Some people assume that gangsta rappers control the distribution and air play of their music and videos, but that is not true. Major media corporations are responsible for the shoving down our throats those images that promote sex, drugs, crime, and have deliberately blocked some of the other forms of rap such as Christian, political, educational, rock, gospel and the 100 other forms of rap from getting equal air play. It’s the men in suits who run broadcasters like MTV and VH-1 which beam this hate-music into children’s bedrooms 24hrs a day who see a great way of not just making big money but degrading society in the process.

No politician in the UK is coming forward condemning gangsta rap because those same politicians now have a vested interest in the corporate distribution of this worldwide musical phenomenon. Pension funds that keep former ministers and leading civil servants in comfortable retirement invest in the big retailers and media corporations which make small fortunes from promoting this violent form of entertainment. Even those investment funds which claim to be ethical by avoiding defence companies and manufacturers of security equipment would not drop Tesco or Vivendi from their portfolios but the damage done to society through the promotion of gang violence doesn’t just cost pounds and pence, it also costs lives.

Just as they outsource millions of British jobs to Chinese sweatshops and Indian call centres they also make a fortune bombarding us and glorifying gangsta rap, drugs and sex until our youth, regardless of their race, become influenced by the thug and drug culture.

A way forward

So what do we want to happen?

1.  Corporate awareness – When small businesses are taken over, bought out and swallowed up by bigger enterprises it is perfectly understandable in the scheme of such endeavours that the predatory men in suits do not know who maintains the vending machines in the prey’s staff canteen or sweep the car parks or in the case of the music/entertainment industry just what archives and music libraries have been acquired.

The men who make big money peddling gangsta rap to our children include the artists themselves but also the bosses of the record labels, men like American millionaire Doug Morris, the boss of the Universal Music Group which publishes gangsta rap artists on its Aftermath Entertainment label.

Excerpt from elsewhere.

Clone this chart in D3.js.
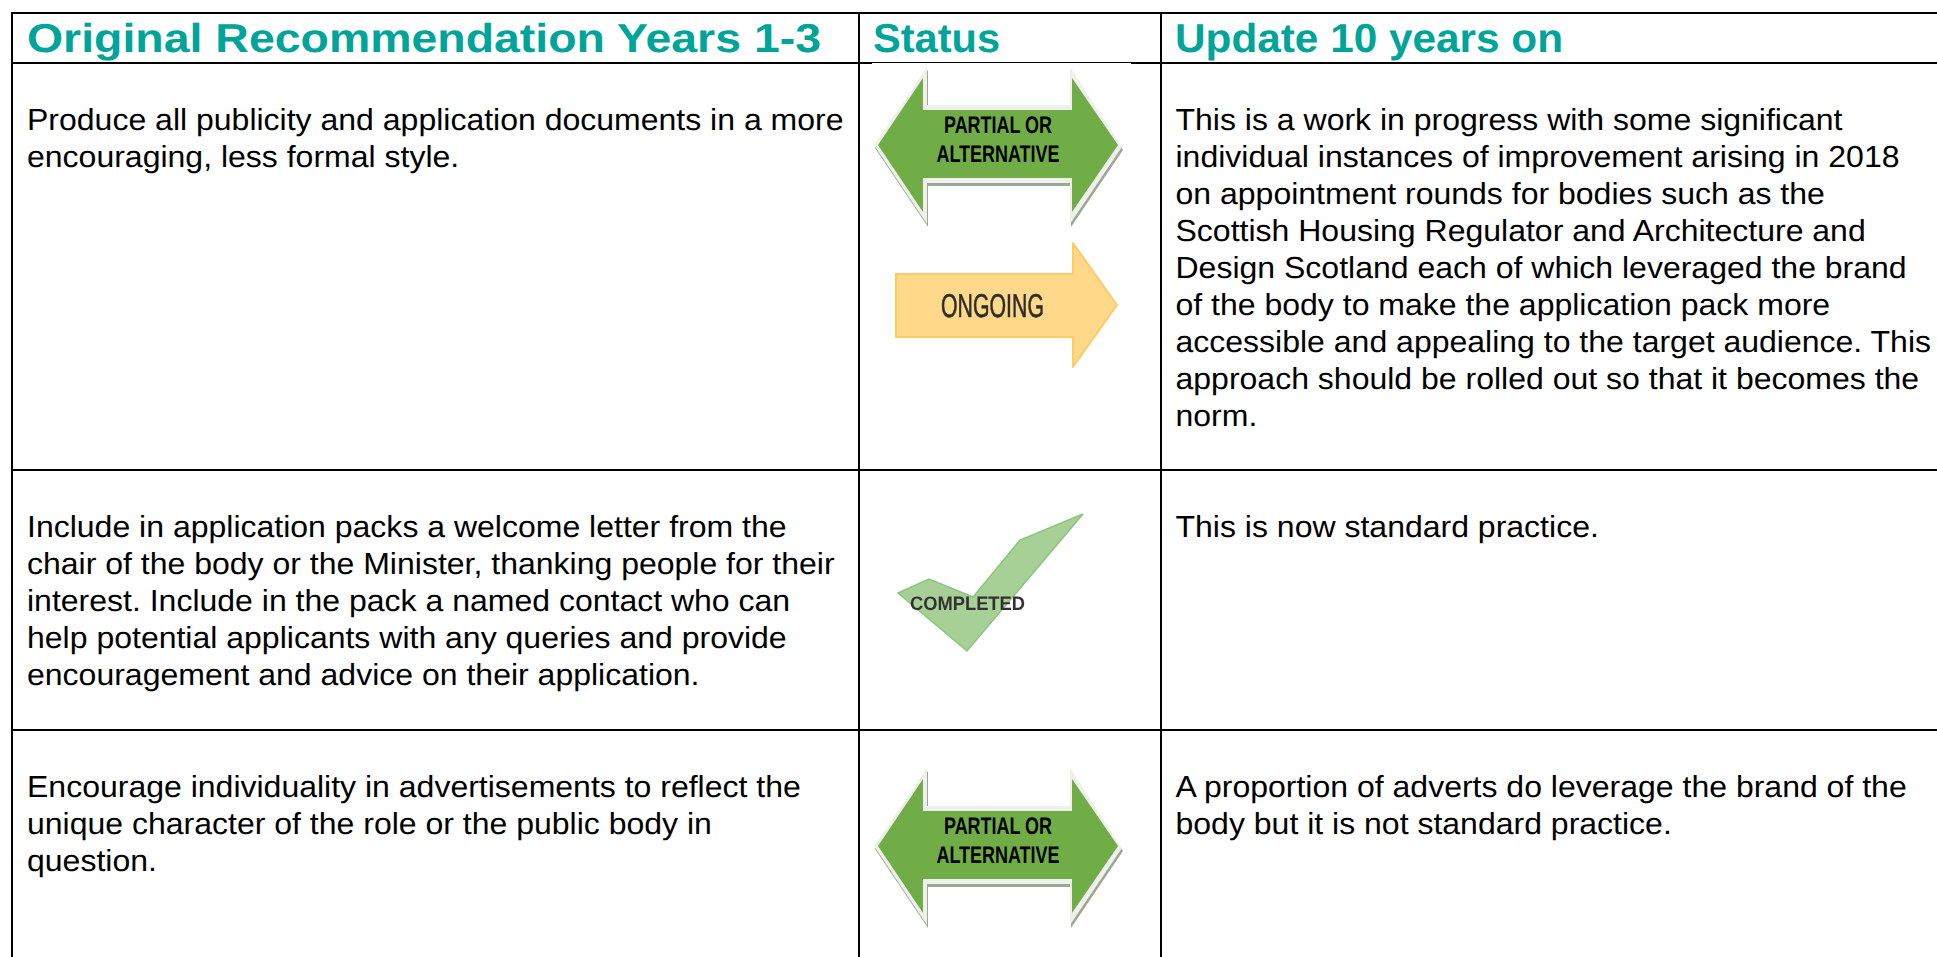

It also includes the men who allow, albeit perhaps unknowingly, the sale of this filth in their record stores, men like the billionaire Sir Richard Branson, one of the entrepreneurial heroes of 21st century Britain and Robert Walker, Chairman of WH Smith PLC since 1st February 2005. It also includes the bosses of telecoms companies whose cables and networks convey the message of hate perpetrated by gangsta rap, again we have Sir Richard, the boss of Virgin Media which has recently taken over NTL cable and Charles Dunstone, head of mobile phone chain Carphone Warehouse which last year bought the UK operation of Internet giant AOL.

These important decision makers need to be told what they are peddling and the consequences for our youth and our society.

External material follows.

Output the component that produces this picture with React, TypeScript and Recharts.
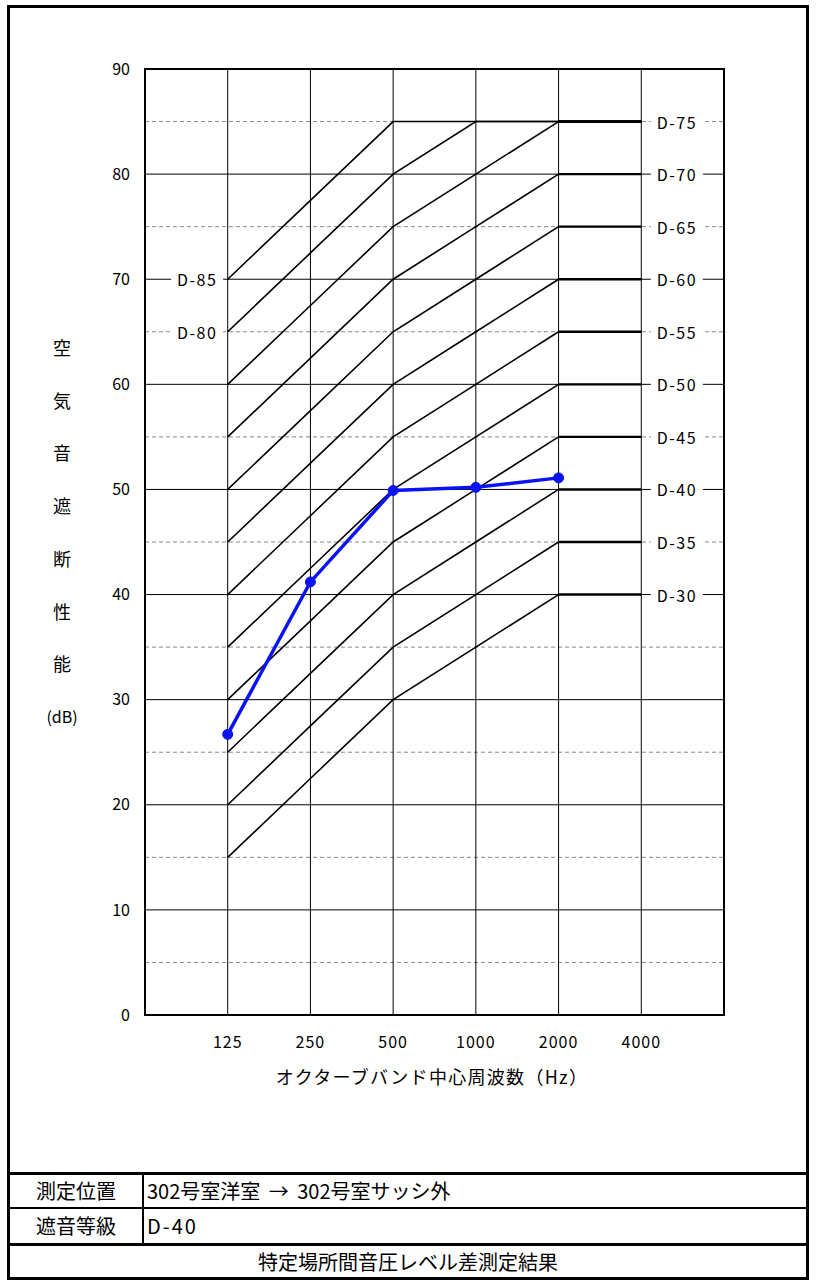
import React from 'react';
import {
  ComposedChart,
  Line,
  Scatter,
  XAxis,
  YAxis,
} from 'recharts';

const FONT = '"Noto Sans CJK JP", "Noto Sans", sans-serif';

// octave band centre frequencies (Hz)
const freqs = ['125', '250', '500', '1000', '2000', '4000'];
// measured level difference (dB) at 125..2000 Hz
const measured = [26.7, 41.2, 49.9, 50.2, 51.1];
// D-number reference curves
const dRatings = [85, 80, 75, 70, 65, 60, 55, 50, 45, 40, 35, 30];
// reference curve shape relative to the D number, 125..4000 Hz
const dOffsets = [-15, -7.5, 0, 5, 10, 10];
const dCap = 85;
const rightLabels = ['D-75', 'D-70', 'D-65', 'D-60', 'D-55', 'D-50', 'D-45', 'D-40', 'D-35', 'D-30'];
const rightLabelValues = [85, 80, 75, 70, 65, 60, 55, 50, 45, 40];
const leftLabels = ['D-85', 'D-80'];
const leftLabelValues = [70, 65];
const yTicks = [0, 10, 20, 30, 40, 50, 60, 70, 80, 90];
const solidRows = [10, 20, 30, 40, 50, 60, 70, 80];
const dashedRows = [5, 15, 25, 35, 45, 55, 65, 75, 85];
const yTitle = ['空', '気', '音', '遮', '断', '性', '能', '(dB)'];

const measuredData = measured.map((v, i) => ({ x: i + 1, y: v }));

const curve = (d: number, from: number, to: number) =>
  dOffsets.slice(from, to + 1).map((o, k) => ({ x: from + k + 1, y: Math.min(dCap, d + o) }));

const rightLabelData = rightLabels.map((t, i) => ({ x: 6.43, y: rightLabelValues[i], t }));
const leftLabelData = leftLabels.map((t, i) => ({ x: 0.63, y: leftLabelValues[i], t }));

const LabelShape = (p: any) => (
  <g>
    <rect x={p.cx - 26} y={p.cy - 11} width={52} height={22} fill="#fff" />
    <text
      x={p.cx}
      y={p.cy}
      textAnchor="middle"
      dominantBaseline="central"
      fontSize={16}
      fontFamily={FONT}
      letterSpacing={1.5}
      fill="#000"
    >
      {p.payload.t}
    </text>
  </g>
);

const abs = (s: React.CSSProperties): React.CSSProperties => ({ position: 'absolute', ...s });

export default function App() {
  return (
    <div style={abs({ left: 0, top: 0, width: 816, height: 1282, background: '#fff', fontFamily: FONT })}>
      <div style={abs({ left: 0, top: 0 })}>
        <ComposedChart width={816} height={1282} margin={{ top: 69, right: 92, bottom: 0, left: 0 }}>
          <XAxis
            dataKey="x"
            type="number"
            domain={[0, 7]}
            ticks={[1, 2, 3, 4, 5, 6]}
            tickFormatter={(v: number) => freqs[v - 1]}
            height={267}
            axisLine={false}
            tickLine={false}
            tickSize={0}
            tickMargin={22}
            tick={{ fill: '#000', fontSize: 16, fontFamily: FONT, letterSpacing: 1 }}
            allowDataOverflow
          />
          <YAxis
            dataKey="y"
            type="number"
            domain={[0, 90]}
            ticks={yTicks}
            width={145}
            axisLine={false}
            tickLine={false}
            tickSize={0}
            tickMargin={15}
            tick={{ fill: '#000', fontSize: 16, fontFamily: FONT }}
            allowDataOverflow
          />
          {dashedRows.map((v) => (
            <Line
              key={`dr-${v}`}
              data={[{ x: 0, y: v }, { x: 7, y: v }]}
              dataKey="y"
              stroke="#888"
              strokeWidth={1}
              strokeDasharray="4 3"
              dot={false}
              isAnimationActive={false}
            />
          ))}
          {solidRows.map((v) => (
            <Line
              key={`sr-${v}`}
              data={[{ x: 0, y: v }, { x: 7, y: v }]}
              dataKey="y"
              stroke="#000"
              strokeWidth={1}
              dot={false}
              isAnimationActive={false}
            />
          ))}
          {freqs.map((f, i) => (
            <Line
              key={`col-${f}`}
              data={[{ x: i + 1, y: 0 }, { x: i + 1, y: 90 }]}
              dataKey="y"
              stroke="#000"
              strokeWidth={1}
              dot={false}
              isAnimationActive={false}
            />
          ))}
          {dRatings.map((d) => (
            <Line
              key={`d-${d}`}
              data={curve(d, 0, 4)}
              dataKey="y"
              stroke="#000"
              strokeWidth={1.6}
              dot={false}
              isAnimationActive={false}
            />
          ))}
          {dRatings.map((d) => (
            <Line
              key={`dt-${d}`}
              data={curve(d, 4, 5)}
              dataKey="y"
              stroke="#000"
              strokeWidth={2.4}
              dot={false}
              isAnimationActive={false}
            />
          ))}
          <Scatter data={rightLabelData} dataKey="y" shape={LabelShape} isAnimationActive={false} />
          <Scatter data={leftLabelData} dataKey="y" shape={LabelShape} isAnimationActive={false} />
          <Line
            data={measuredData}
            dataKey="y"
            stroke="#0a14f0"
            strokeWidth={3.5}
            dot={{ r: 5, fill: '#0a14f0', stroke: '#0a14f0', strokeWidth: 1 }}
            isAnimationActive={false}
          />
        </ComposedChart>
      </div>

      {/* plot frame */}
      <div style={abs({ left: 144, top: 68, width: 581, height: 948, border: '2px solid #000', boxSizing: 'border-box' })} />

      {/* axis titles */}
      {yTitle.map((c, i) => (
        <div
          key={c}
          style={abs({ left: 32, width: 60, top: 335 + i * 52.7, height: 24, lineHeight: '24px', textAlign: 'center', fontSize: i === 7 ? 16 : 18, color: '#000' })}
        >
          {c}
        </div>
      ))}
      <div style={abs({ left: 232, width: 400, top: 1063, height: 26, lineHeight: '26px', textAlign: 'center', fontSize: 18, letterSpacing: 1.3, color: '#000' })}>
        オクターブバンド中心周波数（Hz）
      </div>

      {/* outer frame and result table */}
      <div style={abs({ left: 7, top: 5, width: 802, height: 1275, border: '3px solid #000', boxSizing: 'border-box' })} />
      <div style={abs({ left: 7, top: 1172, width: 802, height: 3, background: '#000' })} />
      <div style={abs({ left: 7, top: 1207, width: 802, height: 2, background: '#000' })} />
      <div style={abs({ left: 7, top: 1243, width: 802, height: 3, background: '#000' })} />
      <div style={abs({ left: 142, top: 1175, width: 2, height: 68, background: '#000' })} />

      <div style={abs({ left: 10, width: 132, top: 1175, height: 32, lineHeight: '32px', textAlign: 'center', fontSize: 20 })}>測定位置</div>
      <div style={abs({ left: 147, top: 1175, height: 32, lineHeight: '32px', fontSize: 20, whiteSpace: 'nowrap', wordSpacing: 4 })}>302号室洋室 → 302号室サッシ外</div>
      <div style={abs({ left: 10, width: 132, top: 1209, height: 34, lineHeight: '34px', textAlign: 'center', fontSize: 20 })}>遮音等級</div>
      <div style={abs({ left: 147, top: 1209, height: 34, lineHeight: '34px', fontSize: 20, letterSpacing: 2 })}>D-40</div>
      <div style={abs({ left: 10, width: 796, top: 1246, height: 31, lineHeight: '31px', textAlign: 'center', fontSize: 20 })}>特定場所間音圧レベル差測定結果</div>
    </div>
  );
}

2. Parental awareness – Parents need to know that MTV is a channel poisoning the minds of its viewers and that the CDs their sons and daughters buy from Virgin megastores or download from web sites owned by AOL contain graphical references to sexual perversions and gratuitous violence. Parents need to be reminded of the link between glorification of violence on a music channel or on a MP3 track and real life violence which kills and maims real youngsters. Parents need to be reminded of the link between promotion of hard core drugs on a music channel or on a MP3 track and real life drug addiction which kills and maims real youngsters. Parents need to be reminded of the link between promotion of hatred for women, minorities and white people on a music channel or on a MP3 track and real life racist and misogynist violence which kills and maims real youngsters and rapes young women.

3. Giving our children a choice – Black kids need their own healthy role models from their own community and there is no shortage of good musicians from a wide range of genres as well as record breaking sportsmen and women who can be heroes to Afro-Caribbean youngsters. That’s something the community leaders themselves need to address but black on black violence is a scourge that has ramifications beyond the Afro-Caribbean community and a BNP run council or just a single BNP councillor would do whatever was within their ability to help save black mothers from seeing their boys mown down in a gang fight.

Within our own community white lads especially need positive role models. An increasingly number of white lads now grow up without having a permanent dad or knowing their real father, and the absence of fathers is a huge topic in itself exacerbating the need for positive role models of men who are strong without being aggressive, wise without being nerdy and caring without being effeminate. Contemporary sports stars and some entertainers fit the bill as do male teachers and historic heroes, the latter criminally lying in unread books in unvisited libraries or deliberately left out of the school curriculum.

4. Legal action – As there is a strong link between the proliferation of gang culture, anti white racism, street violence and gangsta rap, the parents of murdered youngsters whose attackers have grown up in the gang culture of lawlessness and where there is evidence that the murderer was influenced by gangsta rap, the parents should take legal action against the record labels, publishers, artists and retailers for producing and selling material which is an incitement to murder. Certainly in the States there are precedents for class action against individuals and organisations which publish material likely to incite murder. Even a threat of a class action against Wal-mart, owners of ASDA by bereaved British parents might make the Walton family, the worlds’ wealthiest family and devout Christians decide to pull this filth from the shelves of their family-friendly stores.

It’s going to be an uphill battle – the stakes are high; gangsta rap is a multibillion dollar industry with links into sales of sportswear, (Reebok used 50 cent to promote their brand of trainers made with child labour in Third World sweatshops), jewellery and sports cars.

The life of an innocent child taken away by a stabbing or a shooting must be worth more than any amount of profit made from music which incites hatred, violence and murder.